Para onde vai o dinheiro?
Apesar de o alimento ser produzido no Brasil pelos trabalhadores brasileiros, o lucro das grandes redes de supermercado não fica no país. O Grupo Carrefour teve um lucro de R$ 151 milhões no segundo trimestre de 2024, só no Brasil, lucro este que foi divido entre seus acionistas, dos quais o maior é a matriz do grupo na França, com 67% das ações. No entanto, por trás da matriz francesa, existem outros grandes grupos financeiros, a maioria sediados em paraísos fiscais nos EUA, Suíça e Holanda, para onde o lucro dessa e de outras grandes empresas é enviado sem nem mesmo pagar os devidos impostos.
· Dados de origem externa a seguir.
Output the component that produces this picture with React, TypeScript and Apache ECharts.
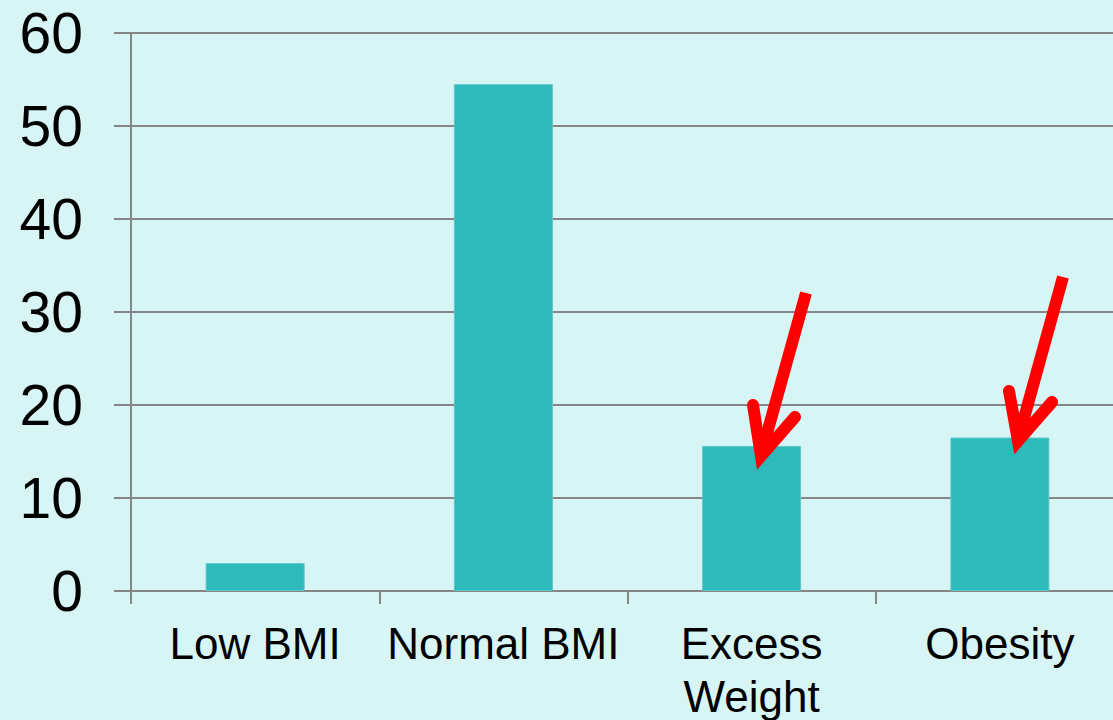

Ou seja, graças à ação de empresas como o Carrefour, que lucra com a fome em nosso país e envia a riqueza dos brasileiros para grandes bilionários no exterior, o Brasil continua a ser um país colonizado e seu povo segue na miséria.
Qualquer trabalhador honesto, ao ver um outro ser humano com fome, reparte sua comida para alimentar quem mais precisa. Porém, no capitalismo, o Estado ajuda os grandes ricos a controlarem os alimentos em benefício próprio. Prova disso é que, entre 2002 e 2019, o Carrefour, junto com o Grupo Pão de Açúcar, recebeu R$ 8,4 bilhões do BNDES para financiar sua expansão, sem nenhuma contrapartida social concreta.
O Estado nada faz contra esses monopólios que concentram a riqueza, sonegam milhões em impostos, descumprem direitos trabalhistas e não pagam indenizações (mesmo quando perdem os processos na justiça), promovem a fome em nosso país e, não bastasse, violentam nosso povo, como fizeram com João Alberto, homem negro de 40 anos, assassinado por dois seguranças que o espancaram e asfixiaram até a morte no estacionamento de uma loja do Carrefour em Porto Alegre no dia 19 de novembro de 2020.
O mesmo Estado, no entanto, não hesita em defender a propriedade privada dos ricos quando uma trabalhadora, desesperada pela fome, sem ter com que alimentar seus filhos, furta um alimento em uma rede de supermercados bilionária. De fato, 20% das mulheres que foram condenadas ou aguardam julgamento no Brasil foram acusadas de furto, a imensa maioria de itens de necessidade básica.
Por isso, a luta dos milhões de trabalhadores que passam fome e veem seus filhos sem poder se alimentar é justa. O Brasil só será um país independente quando expulsar de nosso país as grandes empresas imperialistas, que lucram com a miséria do povo e enviam a riqueza para o estrangeiro. Somente com a classe trabalhadora no poder será possível construir uma pátria sem fome!